Otro mundo es posible

Publicado el Enrique Patiño

Era jueves cuando cayó del cielo (En memoria a Lina Marulanda)

Era lunes cuando cayó del cielo, un libro del escritor antioqueño Juan Diego Mejía, narra la vida y muerte de Lucía, una modelo paisa, una especie de ángel que tras su mirada expresiva disfrazaba el desamparo con la dureza, y que se debatía en silencio entre la media sonrisa y el llanto, entre la furia y la fragilidad. Casi a sus 30 años decide saltar desde un edificio y perder la vida.


Las coincidencias son dolorosas con lo que acaba de ocurrirle a la presentadora Lina Marulanda, también de Medellín, quien estaba a apenas tres semanas de cumplir los 30 años y quien desde los 12 años había iniciado una carrera de modelaje que la había consagrado como uno de los rostros más bellos del país y una de las mujeres más seguidas por las cámaras. Lina, como Lucía, salta cuando la sociedad daba por hecho que la belleza por sí sola y la añadidura de la fama debían bastarle para estar por encima de todo mal y ante todo, de todo deseo de morir.

El paralelo de la novela y de la vida real sorprende. El personaje de la ficción, como la mujer real que dolorosamente ha cobrado hoy 22 de abril su vida, es de la clase media, lucha por salir adelante, tiene como trasfondo el mundo de la publicidad y la televisión, y su belleza emblemática adorna las vallas de la ciudad. Pero Lucía, al igual que Lina, no se siente a gusto con el mundo y una insatisfacción permanente la ronda, con una obsesión por la muerte de la que nadie parece percatarse.

Cuestionada hace un par de años en un avión que la traía de regreso de Cartagena a Bogotá, Lina Marulanda soltó una frase que hoy vuelve con toda su dureza: “Estoy cansada de la fama. Quiero vivir otra vida. No sé cómo”. La pregunta que acababa de cuestionarla era si no se cansaba de las cámaras, de la vida ficticia, de los desfiles, de las alabanzas y de la adoración. Sí, asintió, sin hablar. Movía la cabeza y apretaba la boca estrecha, como tragándose una respuesta entera. En las manos sostenía aquella vez un pie de coco que había comprado para sus padres de emergencia en el aeropuerto, y tenía una bolsa de Fedco en la que cargaba un tratamiento para el cabello y un brillo ligero para sus labios. Por momentos se silenciaba y miraba por la ventana. No estaba a gusto y cargaba una honda tristeza, pero manejaba a la perfección el arte de disimular.

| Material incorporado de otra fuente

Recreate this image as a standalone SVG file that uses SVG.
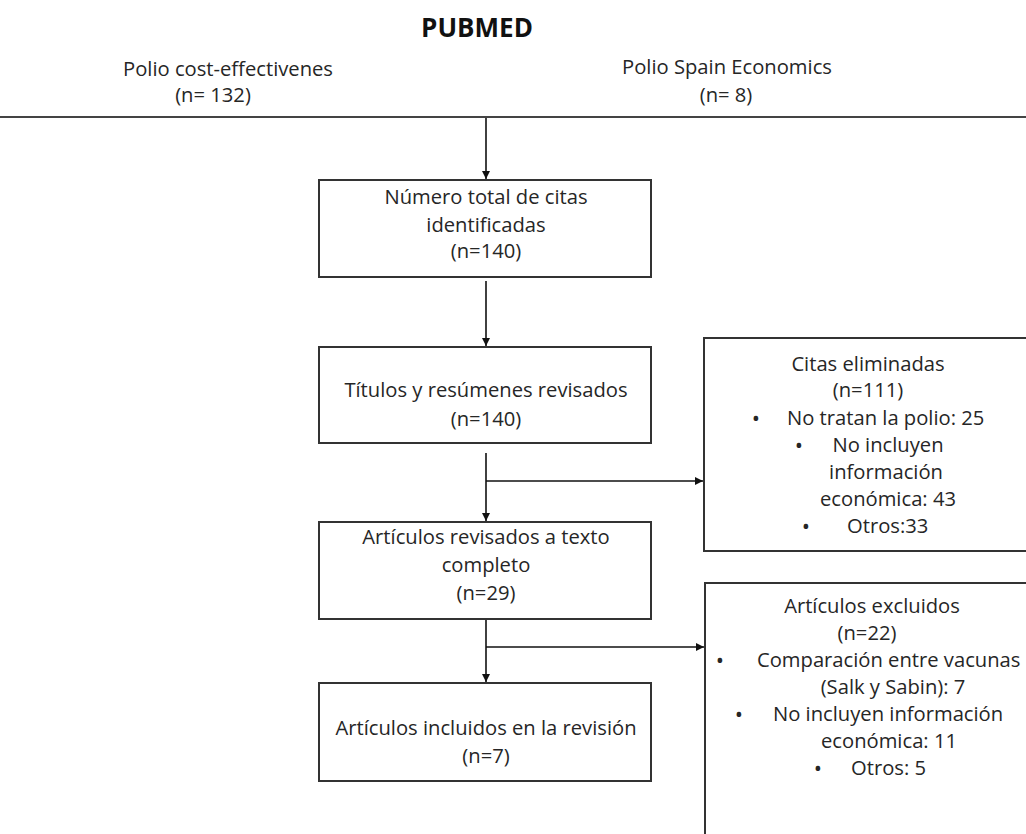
<svg xmlns="http://www.w3.org/2000/svg" width="1026" height="834" viewBox="0 0 1026 834">
<defs>
<style>
text{font-family:"Open Sans","Liberation Sans",sans-serif;font-size:20.2px;fill:#262626}
.c{text-anchor:middle}
.b{text-anchor:middle;font-size:22px}
.t{font-weight:bold;font-size:26px;fill:#111}
.box{fill:#fff;stroke:#333;stroke-width:2}
.ln{stroke:#111;stroke-width:1.6;fill:none}
</style>
<marker id="ah" viewBox="0 0 10 10" refX="10" refY="5" markerWidth="8" markerHeight="8" markerUnits="userSpaceOnUse" orient="auto">
<path d="M0,0 L10,5 L0,10 z" fill="#111"/>
</marker>
</defs>
<rect width="1026" height="834" fill="#fff"/>
<g id="header">
<text class="c t" x="477" y="37">PUBMED</text>
<text class="c" x="228" y="76">Polio cost-effectivenes</text>
<text class="c" x="213" y="102">(n= 132)</text>
<text class="c" x="727" y="74">Polio Spain Economics</text>
<text class="c" x="726" y="102">(n= 8)</text>
<line x1="0" y1="117" x2="1026" y2="117" stroke="#444" stroke-width="2"/>
</g>
<g id="connectors">
<line class="ln" x1="486" y1="118" x2="486" y2="179" marker-end="url(#ah)"/>
<line class="ln" x1="486" y1="281" x2="486" y2="346" marker-end="url(#ah)"/>
<line class="ln" x1="486" y1="453" x2="486" y2="521" marker-end="url(#ah)"/>
<line class="ln" x1="486" y1="481" x2="703" y2="481" marker-end="url(#ah)"/>
<line class="ln" x1="486" y1="620" x2="486" y2="682" marker-end="url(#ah)"/>
<line class="ln" x1="486" y1="647" x2="704" y2="647" marker-end="url(#ah)"/>
</g>
<g id="n1">
<rect class="box" x="319" y="180" width="332" height="97"/>
<text class="c" x="486" y="204">Número total de citas</text>
<text class="c" x="486" y="232">identificadas</text>
<text class="c" x="486" y="258">(n=140)</text>
</g>
<g id="n2">
<rect class="box" x="319" y="347" width="332" height="96"/>
<text class="c" x="486" y="397">Títulos y resúmenes revisados</text>
<text class="c" x="486" y="426">(n=140)</text>
</g>
<g id="n3">
<rect class="box" x="319" y="522" width="332" height="97"/>
<text class="c" x="486" y="544">Artículos revisados a texto</text>
<text class="c" x="486" y="572">completo</text>
<text class="c" x="486" y="600">(n=29)</text>
</g>
<g id="n4">
<rect class="box" x="319" y="683" width="332" height="98"/>
<text class="c" x="486" y="735">Artículos incluidos en la revisión</text>
<text class="c" x="486" y="763">(n=7)</text>
</g>
<g id="r1">
<rect class="box" x="704" y="338" width="340" height="213"/>
<text class="c" x="868" y="371">Citas eliminadas</text>
<text class="c" x="868" y="397">(n=111)</text>
<text class="b" x="756" y="426">•</text>
<text x="787" y="425">No tratan la polio: 25</text>
<text class="b" x="799" y="453">•</text>
<text class="c" x="888" y="452">No incluyen</text>
<text class="c" x="886" y="479">información</text>
<text class="c" x="888" y="506">económica: 43</text>
<text class="b" x="806" y="534">•</text>
<text x="847" y="533">Otros:33</text>
</g>
<g id="r2">
<rect class="box" x="705" y="583" width="340" height="270"/>
<text class="c" x="872" y="613">Artículos excluidos</text>
<text class="c" x="867" y="640">(n=22)</text>
<text class="b" x="720" y="668">•</text>
<text x="757" y="667">Comparación entre vacunas</text>
<text class="c" x="893" y="694">(Salk y Sabin): 7</text>
<text class="b" x="739" y="722">•</text>
<text x="773" y="721">No incluyen información</text>
<text class="c" x="889" y="748">económica: 11</text>
<text class="b" x="818" y="776">•</text>
<text x="851" y="775">Otros: 5</text>
</g>
</svg>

Sin embargo, en el avión, mirando al vacío, desde los 10 mil metros de altura, dejaba traslucir su verdadera necesidad: la de soltarse, sin saber cómo; la de dejarse llevar y ser feliz, sin saber la manera.

La oficina desde la que escribo en este momento ve directamente a la ventana interior del edificio de la calle 86 con carrera 19 donde vivía la modelo, y desde donde saltó hace apenas unas horas, en un momento de descuido de todos los que dejamos de observar por las ventanas y nos concentramos en el trabajo. Las sirenas suenan y la gente se agolpa en la calle frente a su apartamento, de corte moderno y amplios ventanales. No sé nada más ni quiero saber más, aparte de esa imagen que me ronda de ella mirando por la ventana en el avión. Pienso que lo describe mejor el párrafo contundente de Juan Diego Mejía, que me hace pensar que todo ocurrió como él mismo lo dijo en el libro publicado por Alfaguara en 2008:

Nadie escucha los ruidos de unas manos delicadas que tratan de abrir la puerta de la terraza contigua que se ve a través de los vidrios. Son movimientos de ladrón tímido que corre el pasador de la cerradura y lo suelta suavemente al comprobar que está asegurada con llave. Nadie oye cuando un cuerpo cansado y triste se recuesta contra el portón. Pero unos minutos después todo el edificio se estremece y los empleados del hotel se preguntan si el estruendo que acaban de sentir será la explosión de otra bomba en los alrededores.

No fue una bomba, fue sólo una pequeña tragedia que llorarán los más cercanos a la víctima y para el resto no pasará de ser una noticia entre muchas”.